- Court: Court of Vibo Valentia
- Decided: November 2023 (first instance)

= Rinascita-Scott Trial =

The Rinascita-Scott Trial (Processo Rinascita-Scott) is an ongoing criminal trial against the 'Ndrangheta. The trial concerns over 330 mafiosi indicted for a variety of crimes. Proceedings have taken place in a specially constructed bunker in Lamezia Terme.

The first instance of the trial concluded in November 2023 with over 200 convictions.

== Background ==
An investigation into the 'Ndrangheta's activities began in 2016, when Nicola Gratteri was appointed prosecutor of Catanzaro.

The investigation culminated on December 19, 2019 with Operation Rinascita-Scott, a series of raids across Italy, Germany, Switzerland, and Bulgaria. Around 3000 officers participated in the raids and more than 300 arrests were made. Among the arrested were former senator Giancarlo Pittelli and several members of the Mancuso 'ndrina, a Mafia clan primarily based in Vibo Valentia.

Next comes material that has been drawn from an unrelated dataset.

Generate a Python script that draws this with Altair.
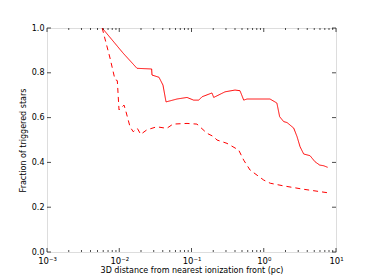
import altair as alt
import pandas as pd

solid_x = [0.0058, 0.0113, 0.0176, 0.0281, 0.0284, 0.0355, 0.0403, 0.0444, 0.063, 0.0867,
           0.107, 0.126, 0.140, 0.192, 0.203, 0.291, 0.400, 0.469, 0.528, 0.586,
           1.22, 1.52, 1.66, 1.89, 2.10, 2.60, 2.89, 3.18, 3.57, 4.37, 5.12, 5.95, 6.76, 7.67]
solid_y = [1.0, 0.888, 0.82, 0.817, 0.79, 0.78, 0.745, 0.67, 0.683, 0.69,
           0.678, 0.678, 0.693, 0.71, 0.69, 0.715, 0.723, 0.72, 0.678, 0.683,
           0.683, 0.665, 0.604, 0.582, 0.578, 0.553, 0.515, 0.47, 0.4375, 0.43, 0.403, 0.388, 0.385, 0.378]

dashed_x = [0.0058, 0.00745, 0.00873, 0.0094, 0.00993, 0.01164, 0.0124, 0.0141, 0.0156, 0.0178,
            0.0198, 0.024, 0.033, 0.0454, 0.0555, 0.0867, 0.119, 0.164, 0.203, 0.225,
            0.310, 0.450, 0.528, 0.646, 1.0, 1.23, 1.89, 3.57, 7.50]
dashed_y = [1.0, 0.866, 0.77, 0.765, 0.634, 0.656, 0.626, 0.559, 0.537, 0.552,
            0.525, 0.545, 0.559, 0.552, 0.571, 0.574, 0.571, 0.530, 0.515, 0.5,
            0.485, 0.455, 0.41, 0.366, 0.321, 0.307, 0.295, 0.28, 0.265]

x_major = [0.001, 0.01, 0.1, 1, 10]
x_minor = [m * d for d in [0.001, 0.01, 0.1, 1] for m in range(2, 10)]
y_major = [0.0, 0.2, 0.4, 0.6, 0.8, 1.0]

W, H = 289, 224
FONT = "DejaVu Sans"
xscale = alt.Scale(type="log", domain=[0.001, 10], nice=False)
yscale = alt.Scale(domain=[0, 1], nice=False)

rows = ([{"x": a, "y": b, "s": "solid"} for a, b in zip(solid_x, solid_y)] +
        [{"x": a, "y": b, "s": "dashed"} for a, b in zip(dashed_x, dashed_y)])
lines_df = pd.DataFrame(rows)

label_expr = ("datum.value == 0.001 ? '10⁻³' : datum.value == 0.01 ? '10⁻²' : "
              "datum.value == 0.1 ? '10⁻¹' : datum.value == 1 ? '10⁰' : '10¹'")

xaxis = alt.Axis(values=x_major, labelExpr=label_expr, tickSize=0, domain=False,
                 grid=False, labelPadding=4, labelFontSize=8.5, labelFont=FONT,
                 title="3D distance from nearest ionization front (pc)",
                 titleFont=FONT, titleFontSize=8, titleFontWeight="normal",
                 titlePadding=2, labelColor="black", titleColor="black",
                 labelFlush=False)
yaxis = alt.Axis(values=y_major, format=".1f", tickSize=0, domain=False, grid=False,
                 labelPadding=3, labelFontSize=8, labelFont=FONT,
                 title="Fraction of triggered stars", titleFont=FONT,
                 titleFontSize=8, titleFontWeight="normal", titlePadding=4,
                 labelColor="black", titleColor="black", labelFlush=False)

lines = alt.Chart(lines_df).mark_line(color="#ff0000", strokeWidth=1).encode(
    x=alt.X("x:Q", scale=xscale, axis=xaxis),
    y=alt.Y("y:Q", scale=yscale, axis=yaxis),
    detail="s:N",
    order="x:Q",
    strokeDash=alt.StrokeDash("s:N", scale=alt.Scale(domain=["solid", "dashed"],
                                                     range=[[1, 0], [5, 4]]), legend=None),
)

xmaj_df = pd.DataFrame({"x": x_major})
xmin_df = pd.DataFrame({"x": x_minor})
ymaj_df = pd.DataFrame({"y": y_major})

def xticks(df, ypos, size):
    return alt.Chart(df).mark_tick(orient="vertical", size=size, thickness=1, color="black").encode(
        x=alt.X("x:Q", scale=xscale), y=alt.value(ypos))

def yticks(xpos):
    return alt.Chart(ymaj_df).mark_tick(orient="horizontal", size=4, thickness=1, color="black").encode(
        y=alt.Y("y:Q", scale=yscale), x=alt.value(xpos))

chart = alt.layer(
    lines,
    xticks(xmaj_df, H - 2, 4), xticks(xmin_df, H - 1, 2),
    xticks(xmaj_df, 2, 4), xticks(xmin_df, 1, 2),
    yticks(2), yticks(W - 2),
).properties(
    width=W, height=H,
    autosize=alt.AutoSizeParams(type="none"),
    padding={"left": 39, "top": 20, "right": 20, "bottom": 28},
).configure_view(
    stroke="#333333", strokeWidth=1
).configure(background="white")

chart.save("out.html", embed_options={"renderer": "svg", "actions": False})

The operation was named after Scott Sieben, a DEA agent who worked against organized crime in Italy for eight years.

== Trial ==
The trial began in January 2021. Charges included murder, drug trafficking, extortion, and money laundering. Over 400 lawyers represented the defendants and 900 witnesses were involved. A panel of three judges delivered the verdict on November 20, 2023, acquitting over 100 defendants, and sentencing over 200.

The appeals process will take place at the Catanzaro Court of Appeal.